+++ DATA SECTION +++

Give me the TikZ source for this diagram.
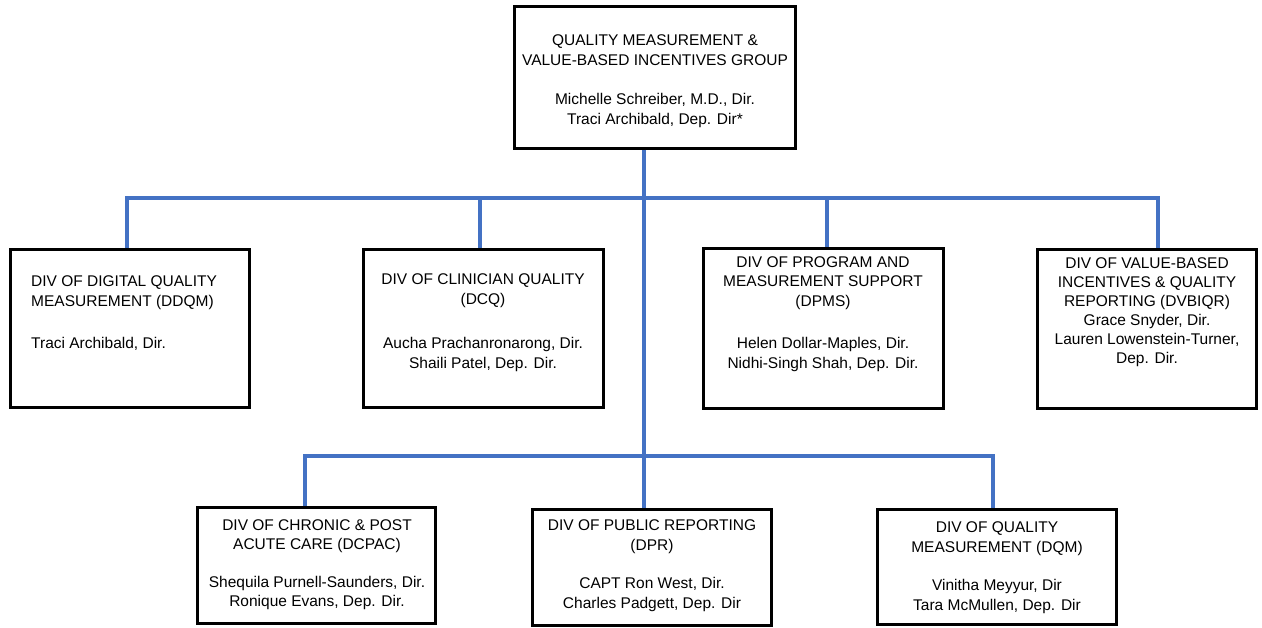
\documentclass[tikz,border=0pt]{standalone}
\usepackage{fontspec}
\setmainfont{Liberation Sans}
\usepackage{xcolor}
\usepackage{tikz}
\usetikzlibrary{positioning}

\definecolor{orgblue}{HTML}{4472C4}

\tikzset{
  divbox/.style={draw=black, line width=3pt, inner sep=0pt, minimum width=239pt, minimum height=158pt},
  divtext/.style={align=center, inner sep=0pt, font=\fontsize{15.5}{19.5}\selectfont},
  link/.style={draw=orgblue, line width=3.8pt},
}

\begin{document}
\begin{tikzpicture}[x=1pt,y=-1pt]
    \useasboundingbox (0,0) rectangle (1262,628);

    % group box
    \node[divbox, minimum width=281pt, minimum height=142pt] (top) at (655,77.5) {};
    \node[divtext] (top-txt) at (655,81) {QUALITY MEASUREMENT \&\\VALUE-BASED INCENTIVES GROUP\\[20pt]Michelle Schreiber, M.D., Dir.\\Traci Archibald, Dep. Dir*};

    % first row
    \node[divbox] (ddqm) at (130,328.5) {};
    \node[divtext, align=left, anchor=west] (ddqm-txt) at (31,313.5) {DIV OF DIGITAL QUALITY\\MEASUREMENT (DDQM)\\[23pt]Traci Archibald, Dir.};

    \node[divbox, minimum width=240pt] (dcq) at (483.5,328.5) {};
    \node[divtext] (dcq-txt) at (483,322.5) {DIV OF CLINICIAN QUALITY\\(DCQ)\\[25pt]Aucha Prachanronarong, Dir.\\Shaili Patel, Dep. Dir.};

    \node[divbox, minimum width=240pt, minimum height=160pt] (dpms) at (823.5,328.5) {};
    \node[divtext] (dpms-txt) at (823,314) {DIV OF PROGRAM AND\\MEASUREMENT SUPPORT\\(DPMS)\\[23pt]Helen Dollar-Maples, Dir.\\Nidhi-Singh Shah, Dep. Dir.};

    \node[divbox, minimum width=219pt, minimum height=159pt] (dvbiqr) at (1147,329) {};
    \node[divtext, font=\fontsize{15.5}{19}\selectfont] (dvbiqr-txt) at (1147,312.5) {DIV OF VALUE-BASED\\INCENTIVES \& QUALITY\\REPORTING (DVBIQR)\\Grace Snyder, Dir.\\Lauren Lowenstein-Turner,\\Dep. Dir.};

    % second row
    \node[divbox, minimum width=238pt, minimum height=116pt] (dcpac) at (316.5,565.5) {};
    \node[divtext] (dcpac-txt) at (317,564.5) {DIV OF CHRONIC \& POST\\ACUTE CARE (DCPAC)\\[18pt]Shequila Purnell-Saunders, Dir.\\Ronique Evans, Dep. Dir.};

    \node[divbox, minimum height=116pt] (dpr) at (652,567.5) {};
    \node[divtext] (dpr-txt) at (652,565.5) {DIV OF PUBLIC REPORTING\\(DPR)\\[19pt]CAPT Ron West, Dir.\\Charles Padgett, Dep. Dir};

    \node[divbox, minimum height=115pt] (dqm) at (997,567) {};
    \node[divtext] (dqm-txt) at (997,567.5) {DIV OF QUALITY\\MEASUREMENT (DQM)\\[19pt]Vinitha Meyyur, Dir\\Tara McMullen, Dep. Dir};

    % bus points
    \coordinate (hub) at (644,198);
    \coordinate (d1) at (127,198);
    \coordinate (d2) at (480,198);
    \coordinate (d3) at (827,198);
    \coordinate (d4) at (1158,198);
    \coordinate (e1) at (305,456);
    \coordinate (e2) at (993,456);

    % connectors
    \draw[link] (d1 |- ddqm.north) -- (d1) -- (d4) -- (d4 |- dvbiqr.north);
    \draw[link] (d2) -- (d2 |- dcq.north);
    \draw[link] (d3) -- (d3 |- dpms.north);
    \draw[link] (hub |- top.south) -- (hub |- dpr.north);
    \draw[link] (e1 |- dcpac.north) -- (e1) -- (e2) -- (e2 |- dqm.north);
\end{tikzpicture}
\end{document}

+++

• [THE EXERCISE]: From the first line above down to the line with "(dvbiqr-txt) at (1147,312.5)", reproduce every line and no others, omitting pictures.

• [THE RESPONSE]:
Give me the TikZ source for this diagram.
\documentclass[tikz,border=0pt]{standalone}
\usepackage{fontspec}
\setmainfont{Liberation Sans}
\usepackage{xcolor}
\usepackage{tikz}
\usetikzlibrary{positioning}

\definecolor{orgblue}{HTML}{4472C4}

\tikzset{
  divbox/.style={draw=black, line width=3pt, inner sep=0pt, minimum width=239pt, minimum height=158pt},
  divtext/.style={align=center, inner sep=0pt, font=\fontsize{15.5}{19.5}\selectfont},
  link/.style={draw=orgblue, line width=3.8pt},
}

\begin{document}
\begin{tikzpicture}[x=1pt,y=-1pt]
    \useasboundingbox (0,0) rectangle (1262,628);

    % group box
    \node[divbox, minimum width=281pt, minimum height=142pt] (top) at (655,77.5) {};
    \node[divtext] (top-txt) at (655,81) {QUALITY MEASUREMENT \&\\VALUE-BASED INCENTIVES GROUP\\[20pt]Michelle Schreiber, M.D., Dir.\\Traci Archibald, Dep. Dir*};

    % first row
    \node[divbox] (ddqm) at (130,328.5) {};
    \node[divtext, align=left, anchor=west] (ddqm-txt) at (31,313.5) {DIV OF DIGITAL QUALITY\\MEASUREMENT (DDQM)\\[23pt]Traci Archibald, Dir.};

    \node[divbox, minimum width=240pt] (dcq) at (483.5,328.5) {};
    \node[divtext] (dcq-txt) at (483,322.5) {DIV OF CLINICIAN QUALITY\\(DCQ)\\[25pt]Aucha Prachanronarong, Dir.\\Shaili Patel, Dep. Dir.};

    \node[divbox, minimum width=240pt, minimum height=160pt] (dpms) at (823.5,328.5) {};
    \node[divtext] (dpms-txt) at (823,314) {DIV OF PROGRAM AND\\MEASUREMENT SUPPORT\\(DPMS)\\[23pt]Helen Dollar-Maples, Dir.\\Nidhi-Singh Shah, Dep. Dir.};

    \node[divbox, minimum width=219pt, minimum height=159pt] (dvbiqr) at (1147,329) {};
    \node[divtext, font=\fontsize{15.5}{19}\selectfont] (dvbiqr-txt) at (1147,312.5) {DIV OF VALUE-BASED\\INCENTIVES \& QUALITY\\REPORTING (DVBIQR)\\Grace Snyder, Dir.\\Lauren Lowenstein-Turner,\\Dep. Dir.};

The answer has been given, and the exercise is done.